Friday 16 July 2010

Sex abuse on a par with ordination of women says Vatican

After perpetrating years and years of cover up, secrecy, criminal collusion and downright evil, the Vatican issue a decree about sex abuse. Catholic leaders have singularly failed in their task of protecting the faithful. The decree tries to bring the practices of the Roman Catholic church into the late 20th century. There are some moves to get rid of abusing priests quicker but - and it is a big but - there is no acceptance that all cases of abuse are to be reported to the civil authorities. So too little and far too late.

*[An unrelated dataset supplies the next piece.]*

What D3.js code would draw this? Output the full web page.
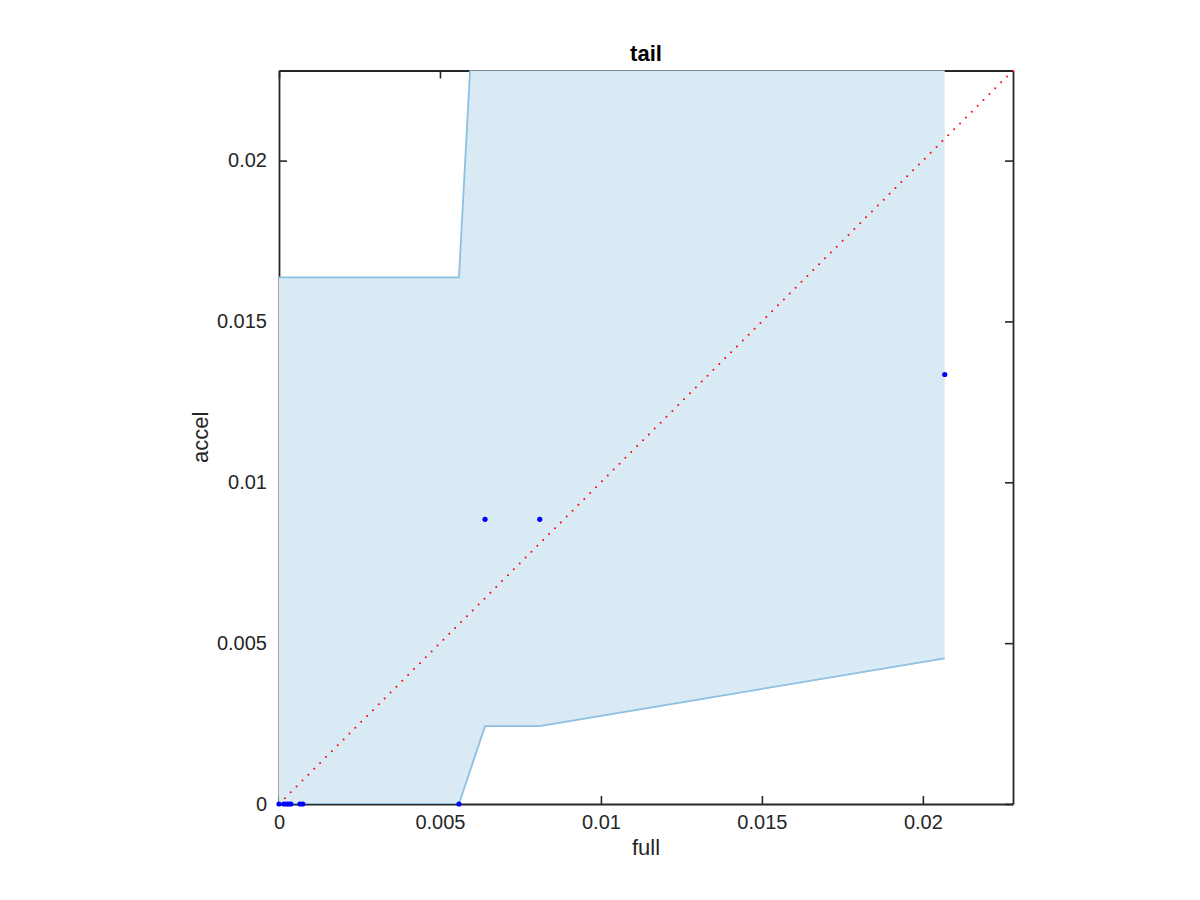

But just to show that it really really doesn't get it, the men in frocks use the same decree to place the ordination of women into the priesthood as an evil on a par with sex abuse. Why on earth do any self-respecting Catholic women listen or pay any heed to this rubbish? As John Hooper reported, "It was meant to be the document that put a lid on the clerical sex abuse scandals that have swept the Roman Catholic world. But instead of quelling fury from within and without the church, the Vatican stoked the anger of liberal Catholics and women's groups by including a provision in its revised decree that made the "attempted ordination" of women one of the gravest crimes in ecclesiastical law.
The change put the "offence" on a par with the sex abuse of minors.
Terry Sanderson, president of the National Secular Society, called the document "one of the most insulting and misogynistic pronouncements that the Vatican has made for a very long time. Why any self-respecting woman would want to remain part of an organisation that regards their full and equal participation as a 'grave sin' is a mystery to me."
Vivienne Hayes, the chief executive of the Women's Resource Centre, said the decision to raise women's ordination to the level of a serious crime was "appalling".
She added: "This declaration is doubly disempowering for women as it also closes the door on dialogue around women's access to power and decision making, when they are still under-represented in all areas of political, religious and civic life. We would urge the Catholic church to acknowledge that women's rights are not incompatible with religious faith." Guardian online 15/07/2010
It appears that misogynistic Catholic men in frocks are sending a message to misogynistic Anglican men in frocks to come and join them. To paraphrase Wilde, the unspeakable in pursuit of the detestable.
Anyone with Catholic female friends could run the Terry Sanderson quote past them, "Why any self-respecting woman would want to remain part of an organisation that regards their full and equal participation as a 'grave sin' is a mystery to me."
 Ask them what they think about what this decree says about their position in the church- and more importantly - what are they prepared to do about it?